■ Exercise task: Exactly reproduce each line of the listing that follows.

### Dataset section ###

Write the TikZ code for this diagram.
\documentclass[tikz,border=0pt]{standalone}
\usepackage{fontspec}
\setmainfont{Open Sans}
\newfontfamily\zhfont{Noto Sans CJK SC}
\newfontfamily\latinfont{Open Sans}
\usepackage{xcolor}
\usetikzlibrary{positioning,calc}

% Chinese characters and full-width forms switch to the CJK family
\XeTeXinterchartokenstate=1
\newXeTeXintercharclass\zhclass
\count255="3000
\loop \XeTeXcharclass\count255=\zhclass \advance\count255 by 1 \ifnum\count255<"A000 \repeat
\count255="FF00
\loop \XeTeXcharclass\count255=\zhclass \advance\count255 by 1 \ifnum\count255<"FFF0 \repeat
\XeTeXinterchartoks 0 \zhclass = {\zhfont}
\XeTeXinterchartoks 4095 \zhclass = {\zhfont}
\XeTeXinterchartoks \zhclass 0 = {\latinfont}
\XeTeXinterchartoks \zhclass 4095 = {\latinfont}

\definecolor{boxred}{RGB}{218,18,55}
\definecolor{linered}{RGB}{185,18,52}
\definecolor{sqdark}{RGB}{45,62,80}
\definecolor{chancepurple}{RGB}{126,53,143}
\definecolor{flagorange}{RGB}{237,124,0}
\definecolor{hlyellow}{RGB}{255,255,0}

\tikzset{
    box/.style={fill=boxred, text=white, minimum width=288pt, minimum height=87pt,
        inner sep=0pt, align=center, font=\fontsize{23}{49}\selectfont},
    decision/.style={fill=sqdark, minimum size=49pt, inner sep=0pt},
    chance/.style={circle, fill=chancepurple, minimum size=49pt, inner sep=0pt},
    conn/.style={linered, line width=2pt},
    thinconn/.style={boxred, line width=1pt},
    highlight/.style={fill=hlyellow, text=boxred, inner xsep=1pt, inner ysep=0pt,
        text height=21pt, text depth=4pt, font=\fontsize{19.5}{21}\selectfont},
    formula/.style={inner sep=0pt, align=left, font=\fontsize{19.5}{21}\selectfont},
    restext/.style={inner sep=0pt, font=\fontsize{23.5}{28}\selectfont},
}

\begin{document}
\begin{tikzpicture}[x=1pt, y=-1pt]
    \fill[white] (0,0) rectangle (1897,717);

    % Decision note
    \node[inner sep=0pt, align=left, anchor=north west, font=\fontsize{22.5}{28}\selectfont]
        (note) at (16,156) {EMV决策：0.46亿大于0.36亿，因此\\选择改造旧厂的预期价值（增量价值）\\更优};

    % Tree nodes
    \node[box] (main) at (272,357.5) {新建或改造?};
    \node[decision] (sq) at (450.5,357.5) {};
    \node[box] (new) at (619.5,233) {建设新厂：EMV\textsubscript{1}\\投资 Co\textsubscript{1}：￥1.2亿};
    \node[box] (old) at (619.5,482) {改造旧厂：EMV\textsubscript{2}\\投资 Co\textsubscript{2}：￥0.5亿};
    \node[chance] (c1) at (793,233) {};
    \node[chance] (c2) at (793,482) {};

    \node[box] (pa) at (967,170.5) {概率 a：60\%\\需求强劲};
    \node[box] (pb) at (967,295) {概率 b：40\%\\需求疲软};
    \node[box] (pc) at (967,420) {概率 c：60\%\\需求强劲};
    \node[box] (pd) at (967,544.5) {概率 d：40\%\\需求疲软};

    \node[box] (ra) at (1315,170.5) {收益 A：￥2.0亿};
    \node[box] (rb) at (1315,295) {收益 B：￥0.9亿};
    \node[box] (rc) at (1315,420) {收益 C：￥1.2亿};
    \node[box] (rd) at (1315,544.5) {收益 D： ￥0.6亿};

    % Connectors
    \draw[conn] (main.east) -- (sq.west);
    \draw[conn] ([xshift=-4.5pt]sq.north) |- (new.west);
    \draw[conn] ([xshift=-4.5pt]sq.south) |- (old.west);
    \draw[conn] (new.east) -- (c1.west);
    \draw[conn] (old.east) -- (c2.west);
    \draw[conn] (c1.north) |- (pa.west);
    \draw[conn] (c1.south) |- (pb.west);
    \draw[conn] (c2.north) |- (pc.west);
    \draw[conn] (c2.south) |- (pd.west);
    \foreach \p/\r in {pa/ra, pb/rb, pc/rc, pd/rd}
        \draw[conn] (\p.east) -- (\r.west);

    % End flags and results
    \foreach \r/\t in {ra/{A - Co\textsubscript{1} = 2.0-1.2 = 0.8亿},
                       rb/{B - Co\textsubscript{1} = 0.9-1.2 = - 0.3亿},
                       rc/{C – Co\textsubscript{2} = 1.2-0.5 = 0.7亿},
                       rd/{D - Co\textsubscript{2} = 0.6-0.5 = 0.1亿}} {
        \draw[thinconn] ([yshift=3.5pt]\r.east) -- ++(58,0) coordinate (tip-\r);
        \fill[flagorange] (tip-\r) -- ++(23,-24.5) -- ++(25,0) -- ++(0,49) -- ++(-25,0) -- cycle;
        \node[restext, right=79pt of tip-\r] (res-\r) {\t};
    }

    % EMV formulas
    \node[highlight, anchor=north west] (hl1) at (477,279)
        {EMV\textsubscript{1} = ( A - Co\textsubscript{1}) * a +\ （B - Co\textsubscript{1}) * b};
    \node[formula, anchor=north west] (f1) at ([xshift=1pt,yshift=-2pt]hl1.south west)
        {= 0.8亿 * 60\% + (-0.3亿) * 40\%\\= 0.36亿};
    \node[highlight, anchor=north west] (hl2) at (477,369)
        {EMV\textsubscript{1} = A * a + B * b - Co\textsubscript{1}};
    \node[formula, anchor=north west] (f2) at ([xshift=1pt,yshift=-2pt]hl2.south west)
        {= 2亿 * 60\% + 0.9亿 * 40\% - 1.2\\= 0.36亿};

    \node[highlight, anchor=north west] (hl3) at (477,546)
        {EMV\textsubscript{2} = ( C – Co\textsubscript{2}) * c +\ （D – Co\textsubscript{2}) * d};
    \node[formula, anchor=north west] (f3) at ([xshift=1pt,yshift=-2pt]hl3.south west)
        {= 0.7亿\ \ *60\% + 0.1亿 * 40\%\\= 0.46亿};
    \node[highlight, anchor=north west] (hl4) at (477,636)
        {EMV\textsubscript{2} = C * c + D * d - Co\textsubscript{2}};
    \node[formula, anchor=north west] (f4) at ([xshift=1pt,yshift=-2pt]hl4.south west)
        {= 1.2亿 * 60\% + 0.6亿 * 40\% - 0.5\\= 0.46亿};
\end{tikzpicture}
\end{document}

###

■ Answer to this task:
Write the TikZ code for this diagram.
\documentclass[tikz,border=0pt]{standalone}
\usepackage{fontspec}
\setmainfont{Open Sans}
\newfontfamily\zhfont{Noto Sans CJK SC}
\newfontfamily\latinfont{Open Sans}
\usepackage{xcolor}
\usetikzlibrary{positioning,calc}

% Chinese characters and full-width forms switch to the CJK family
\XeTeXinterchartokenstate=1
\newXeTeXintercharclass\zhclass
\count255="3000
\loop \XeTeXcharclass\count255=\zhclass \advance\count255 by 1 \ifnum\count255<"A000 \repeat
\count255="FF00
\loop \XeTeXcharclass\count255=\zhclass \advance\count255 by 1 \ifnum\count255<"FFF0 \repeat
\XeTeXinterchartoks 0 \zhclass = {\zhfont}
\XeTeXinterchartoks 4095 \zhclass = {\zhfont}
\XeTeXinterchartoks \zhclass 0 = {\latinfont}
\XeTeXinterchartoks \zhclass 4095 = {\latinfont}

\definecolor{boxred}{RGB}{218,18,55}
\definecolor{linered}{RGB}{185,18,52}
\definecolor{sqdark}{RGB}{45,62,80}
\definecolor{chancepurple}{RGB}{126,53,143}
\definecolor{flagorange}{RGB}{237,124,0}
\definecolor{hlyellow}{RGB}{255,255,0}

\tikzset{
    box/.style={fill=boxred, text=white, minimum width=288pt, minimum height=87pt,
        inner sep=0pt, align=center, font=\fontsize{23}{49}\selectfont},
    decision/.style={fill=sqdark, minimum size=49pt, inner sep=0pt},
    chance/.style={circle, fill=chancepurple, minimum size=49pt, inner sep=0pt},
    conn/.style={linered, line width=2pt},
    thinconn/.style={boxred, line width=1pt},
    highlight/.style={fill=hlyellow, text=boxred, inner xsep=1pt, inner ysep=0pt,
        text height=21pt, text depth=4pt, font=\fontsize{19.5}{21}\selectfont},
    formula/.style={inner sep=0pt, align=left, font=\fontsize{19.5}{21}\selectfont},
    restext/.style={inner sep=0pt, font=\fontsize{23.5}{28}\selectfont},
}

\begin{document}
\begin{tikzpicture}[x=1pt, y=-1pt]
    \fill[white] (0,0) rectangle (1897,717);

    % Decision note
    \node[inner sep=0pt, align=left, anchor=north west, font=\fontsize{22.5}{28}\selectfont]
        (note) at (16,156) {EMV决策：0.46亿大于0.36亿，因此\\选择改造旧厂的预期价值（增量价值）\\更优};

    % Tree nodes
    \node[box] (main) at (272,357.5) {新建或改造?};
    \node[decision] (sq) at (450.5,357.5) {};
    \node[box] (new) at (619.5,233) {建设新厂：EMV\textsubscript{1}\\投资 Co\textsubscript{1}：￥1.2亿};
    \node[box] (old) at (619.5,482) {改造旧厂：EMV\textsubscript{2}\\投资 Co\textsubscript{2}：￥0.5亿};
    \node[chance] (c1) at (793,233) {};
    \node[chance] (c2) at (793,482) {};

    \node[box] (pa) at (967,170.5) {概率 a：60\%\\需求强劲};
    \node[box] (pb) at (967,295) {概率 b：40\%\\需求疲软};
    \node[box] (pc) at (967,420) {概率 c：60\%\\需求强劲};
    \node[box] (pd) at (967,544.5) {概率 d：40\%\\需求疲软};

    \node[box] (ra) at (1315,170.5) {收益 A：￥2.0亿};
    \node[box] (rb) at (1315,295) {收益 B：￥0.9亿};
    \node[box] (rc) at (1315,420) {收益 C：￥1.2亿};
    \node[box] (rd) at (1315,544.5) {收益 D： ￥0.6亿};

    % Connectors
    \draw[conn] (main.east) -- (sq.west);
    \draw[conn] ([xshift=-4.5pt]sq.north) |- (new.west);
    \draw[conn] ([xshift=-4.5pt]sq.south) |- (old.west);
    \draw[conn] (new.east) -- (c1.west);
    \draw[conn] (old.east) -- (c2.west);
    \draw[conn] (c1.north) |- (pa.west);
    \draw[conn] (c1.south) |- (pb.west);
    \draw[conn] (c2.north) |- (pc.west);
    \draw[conn] (c2.south) |- (pd.west);
    \foreach \p/\r in {pa/ra, pb/rb, pc/rc, pd/rd}
        \draw[conn] (\p.east) -- (\r.west);

    % End flags and results
    \foreach \r/\t in {ra/{A - Co\textsubscript{1} = 2.0-1.2 = 0.8亿},
                       rb/{B - Co\textsubscript{1} = 0.9-1.2 = - 0.3亿},
                       rc/{C – Co\textsubscript{2} = 1.2-0.5 = 0.7亿},
                       rd/{D - Co\textsubscript{2} = 0.6-0.5 = 0.1亿}} {
        \draw[thinconn] ([yshift=3.5pt]\r.east) -- ++(58,0) coordinate (tip-\r);
        \fill[flagorange] (tip-\r) -- ++(23,-24.5) -- ++(25,0) -- ++(0,49) -- ++(-25,0) -- cycle;
        \node[restext, right=79pt of tip-\r] (res-\r) {\t};
    }

    % EMV formulas
    \node[highlight, anchor=north west] (hl1) at (477,279)
        {EMV\textsubscript{1} = ( A - Co\textsubscript{1}) * a +\ （B - Co\textsubscript{1}) * b};
    \node[formula, anchor=north west] (f1) at ([xshift=1pt,yshift=-2pt]hl1.south west)
        {= 0.8亿 * 60\% + (-0.3亿) * 40\%\\= 0.36亿};
    \node[highlight, anchor=north west] (hl2) at (477,369)
        {EMV\textsubscript{1} = A * a + B * b - Co\textsubscript{1}};
    \node[formula, anchor=north west] (f2) at ([xshift=1pt,yshift=-2pt]hl2.south west)
        {= 2亿 * 60\% + 0.9亿 * 40\% - 1.2\\= 0.36亿};

    \node[highlight, anchor=north west] (hl3) at (477,546)
        {EMV\textsubscript{2} = ( C – Co\textsubscript{2}) * c +\ （D – Co\textsubscript{2}) * d};
    \node[formula, anchor=north west] (f3) at ([xshift=1pt,yshift=-2pt]hl3.south west)
        {= 0.7亿\ \ *60\% + 0.1亿 * 40\%\\= 0.46亿};
    \node[highlight, anchor=north west] (hl4) at (477,636)
        {EMV\textsubscript{2} = C * c + D * d - Co\textsubscript{2}};
    \node[formula, anchor=north west] (f4) at ([xshift=1pt,yshift=-2pt]hl4.south west)
        {= 1.2亿 * 60\% + 0.6亿 * 40\% - 0.5\\= 0.46亿};
\end{tikzpicture}
\end{document}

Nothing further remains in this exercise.